Japanese Canadian Internment (captions available in English and French). View video with English transcripts.

The government confiscated fishing boats owned by Japanese Canadian fishers. Some fishers were still on their boats when the navy towed them to the Fraser River delta. For some, this was a long way from home where their worried families waited for them. 

Diaspora: A group of people who have been dispersed from their homeland, usually by force.   

Thousands of fishing boats grouped together on a wide bay

Confiscation of Japanese-Canadian fishing vessels in Stevenson, British Columbia.

Men between the ages of 18-45 were removed from a 100-mile radius of the coast, called the “coastal security zone.” Eventually, families were also removed from this zone.

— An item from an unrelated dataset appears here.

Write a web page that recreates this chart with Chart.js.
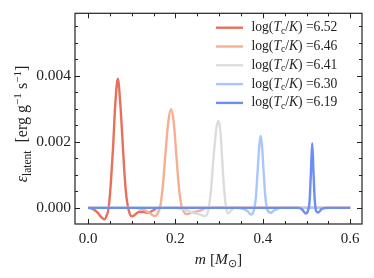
<!DOCTYPE html>
<html>
<head>
  <title>Latent heat profile</title>
  <script src="https://cdn.jsdelivr.net/npm/chart.js"></script>
  <style>
    body { margin: 0; background: #fff; }
    #wrap { width: 374px; height: 278px; }
  </style>
</head>
<body>
  <div id="wrap"><canvas id="latentChart" width="374" height="278"></canvas></div>

  <script>
    // legend labels (log Tc/K) and colours
    const tcLabels = ['6.52', '6.46', '6.41', '6.30', '6.19'];
    const colors = ['#e8705a', '#f6af93', '#dcdcdc', '#aac6fa', '#6b8ef0'];

    // mass coordinate [Msun] and eps_latent [1e-3 erg/g/s]
    const m652 = [0, 0.01, 0.02, 0.03, 0.037, 0.042, 0.047, 0.052, 0.057, 0.062, 0.068, 0.074, 0.079, 0.084, 0.088, 0.092, 0.096, 0.101, 0.108, 0.117, 0.126, 0.137, 0.148, 0.16, 0.6];
    const e652 = [0, -0.03, -0.12, -0.28, -0.35, -0.25, 0, 0.75, 1.8, 3.1, 3.92, 3.1, 2.0, 0.9, 0.3, -0.02, -0.2, -0.26, -0.2, -0.12, -0.13, -0.15, -0.08, 0, 0];

    const m646 = [0, 0.11, 0.125, 0.14, 0.153, 0.16, 0.166, 0.172, 0.178, 0.184, 0.19, 0.196, 0.202, 0.208, 0.214, 0.219, 0.226, 0.235, 0.245, 0.258, 0.27, 0.6];
    const e646 = [0, 0, -0.05, -0.15, -0.25, -0.15, 0.1, 0.8, 1.8, 2.65, 2.99, 2.6, 1.6, 0.6, 0.05, -0.12, -0.19, -0.15, -0.12, -0.08, 0, 0];

    const m641 = [0, 0.2, 0.22, 0.24, 0.255, 0.268, 0.275, 0.281, 0.287, 0.293, 0.298, 0.303, 0.309, 0.314, 0.32, 0.326, 0.335, 0.6];
    const e641 = [0, 0, -0.05, -0.15, -0.2, -0.25, -0.08, 0.5, 1.5, 2.35, 2.64, 2.3, 1.0, 0.2, -0.17, -0.1, 0, 0];

    const m630 = [0, 0.34, 0.355, 0.365, 0.373, 0.379, 0.384, 0.388, 0.392, 0.395, 0.398, 0.402, 0.406, 0.41, 0.418, 0.426, 0.44, 0.6];
    const e630 = [0, 0, -0.03, -0.1, -0.2, -0.1, 0.3, 1.1, 1.9, 2.19, 1.9, 1.05, 0.3, -0.05, -0.15, -0.08, 0, 0];

    const m619 = [0, 0.48, 0.49, 0.498, 0.503, 0.507, 0.51, 0.513, 0.516, 0.519, 0.523, 0.527, 0.535, 0.55, 0.6];
    const e619 = [0, 0, -0.05, -0.17, -0.1, 0.2, 1.05, 1.96, 1.05, 0.2, -0.12, -0.14, -0.03, 0, 0];

    const xTicks = [0, 0.2, 0.4, 0.6];
    const yTicks = [0, 0.002, 0.004];
    const xMinor = [0, 0.05, 0.1, 0.15, 0.2, 0.25, 0.3, 0.35, 0.4, 0.45, 0.5, 0.55, 0.6];
    const yMinor = [0, 0.0005, 0.001, 0.0015, 0.002, 0.0025, 0.003, 0.0035, 0.004, 0.0045, 0.005, 0.0055];

    const series = [[m652, e652], [m646, e646], [m641, e641], [m630, e630], [m619, e619]];
    const FONT = "'Liberation Serif', serif";

    const datasets = series.map((s, i) => ({
      label: tcLabels[i],
      data: s[0].map((m, j) => ({ x: m, y: s[1][j] * 1e-3 })),
      borderColor: colors[i],
      borderWidth: 2.4,
      pointRadius: 0,
      fill: false,
      cubicInterpolationMode: 'monotone',
      order: series.length - i   // last one (6.19) drawn on top
    }));

    // draw a list of text runs [text, style, dy, scale]
    function drawRuns(ctx, runs, x, y, size) {
      let cx = x;
      runs.forEach(r => {
        const sz = size * (r[3] || 1);
        ctx.font = (r[1] || '') + ' ' + sz + 'px ' + FONT;
        ctx.fillText(r[0], cx, y + (r[2] || 0) * size);
        cx += ctx.measureText(r[0]).width;
      });
      return cx - x;
    }
    function runsWidth(ctx, runs, size) {
      let w = 0;
      runs.forEach(r => {
        ctx.font = (r[1] || '') + ' ' + size * (r[3] || 1) + 'px ' + FONT;
        w += ctx.measureText(r[0]).width;
      });
      return w;
    }

    const decorPlugin = {
      id: 'decor',
      afterDraw: (chart) => {
        const ctx = chart.ctx;
        const a = chart.chartArea;
        const xs = chart.scales.x, ys = chart.scales.y;
        ctx.save();
        ctx.strokeStyle = '#222';
        ctx.lineWidth = 1.2;
        ctx.strokeRect(a.left, a.top, a.right - a.left, a.bottom - a.top);

        // inward ticks on all sides
        ctx.lineWidth = 1;
        ctx.beginPath();
        xMinor.forEach(v => {
          const px = Math.round(xs.getPixelForValue(v)) + 0.5;
          const len = xTicks.some(t => Math.abs(t - v) < 1e-9) ? 5 : 3;
          ctx.moveTo(px, a.bottom); ctx.lineTo(px, a.bottom - len);
          ctx.moveTo(px, a.top); ctx.lineTo(px, a.top + len);
        });
        yMinor.forEach(v => {
          const py = Math.round(ys.getPixelForValue(v)) + 0.5;
          const len = yTicks.some(t => Math.abs(t - v) < 1e-9) ? 5 : 3;
          ctx.moveTo(a.left, py); ctx.lineTo(a.left + len, py);
          ctx.moveTo(a.right, py); ctx.lineTo(a.right - len, py);
        });
        ctx.stroke();

        // legend
        ctx.fillStyle = '#222';
        ctx.textBaseline = 'middle';
        tcLabels.forEach((t, i) => {
          const y = 27.7 + i * 18.8;
          ctx.strokeStyle = colors[i];
          ctx.lineWidth = 2.4;
          ctx.beginPath();
          ctx.moveTo(216, y); ctx.lineTo(243, y);
          ctx.stroke();
          drawRuns(ctx, [['log(', ''], ['T', 'italic'], ['c', '', 0.25, 0.7], ['/', ''], ['K', 'italic'], [') =' + t, '']], 251.5, y, 13.6);
        });

        // x title
        ctx.textBaseline = 'alphabetic';
        const xr = [['m', 'italic'], [' [', ''], ['M', 'italic'], ['\u2299', '', 0.2, 0.7], [']', '']];
        const xw = runsWidth(ctx, xr, 15.5);
        drawRuns(ctx, xr, (a.left + a.right) / 2 - xw / 2, 264, 15.5);

        // y title
        ctx.save();
        ctx.translate(27, 124);
        ctx.rotate(-Math.PI / 2);
        const yr = [['\u03b5', 'italic'], ['latent', '', 0.25, 0.72], ['  [erg g', ''], ['\u22121', '', -0.4, 0.7], [' s', ''], ['\u22121', '', -0.4, 0.7], [']', '']];
        const yw = runsWidth(ctx, yr, 16);
        drawRuns(ctx, yr, -yw / 2, 0, 16);
        ctx.restore();
        ctx.restore();
      }
    };

    const ctx = document.getElementById('latentChart').getContext('2d');
    const latentChart = new Chart(ctx, {
      type: 'line',
      data: { datasets: datasets },
      options: {
        responsive: false,
        animation: false,
        layout: { padding: { left: 0, right: 12, top: 12, bottom: 0 } },
        plugins: { legend: { display: false }, tooltip: { enabled: false } },
        scales: {
          x: {
            type: 'linear',
            min: -0.03, max: 0.627,
            grid: { display: false, drawTicks: false },
            border: { display: false },
            afterBuildTicks: (s) => { s.ticks = xTicks.map(v => ({ value: v })); },
            afterFit: (s) => { s.height = 54; },
            ticks: {
              padding: 6,
              color: '#222',
              font: { family: FONT, size: 15 },
              maxRotation: 0,
              callback: (v) => v.toFixed(1)
            }
          },
          y: {
            min: -0.00049, max: 0.0059,
            grid: { display: false, drawTicks: false },
            border: { display: false },
            afterBuildTicks: (s) => { s.ticks = yTicks.map(v => ({ value: v })); },
            afterFit: (s) => { s.width = 75; },
            ticks: {
              padding: 4,
              color: '#222',
              font: { family: FONT, size: 15.5 },
              callback: (v) => v.toFixed(3)
            }
          }
        }
      },
      plugins: [decorPlugin]
    });
  </script>
</body>
</html>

Japanese Canadians were shipped to Hastings Park in Vancouver. Housed in livestock barns and other buildings, each family had a horse stall with limited privacy and poor sanitation. The food was of poor quality and culturally foreign, resulting in sickness and malnutrition. Those who fell ill, children included, were quarantined in a dank basement

They took me to a stall, a stall for animals, and there was this young mother. She couldn’t understand English… She was crying and crying; she was beside herself, in a panic. They had taken her kids from her… It was like she was all alone in the world.

– Shoichi Matsushita

Livestock pens used to house Japanese Canadians

Stalls for women and children in Tashme

From Hastings Park, most went to internment camps in the British Columbian interior: Bay Farm, East Lillooet, Greenwood, Kaslo, Lemon Creek, New Denver, Popoff, Rosebery, Sandon, Slocan City, and the largest camp, Tashme.

Those who wanted to keep their family together had to work in the prairie provinces. Many worked on sugar beet farms in Alberta. Others were forced to go farther, ending up in Ontario.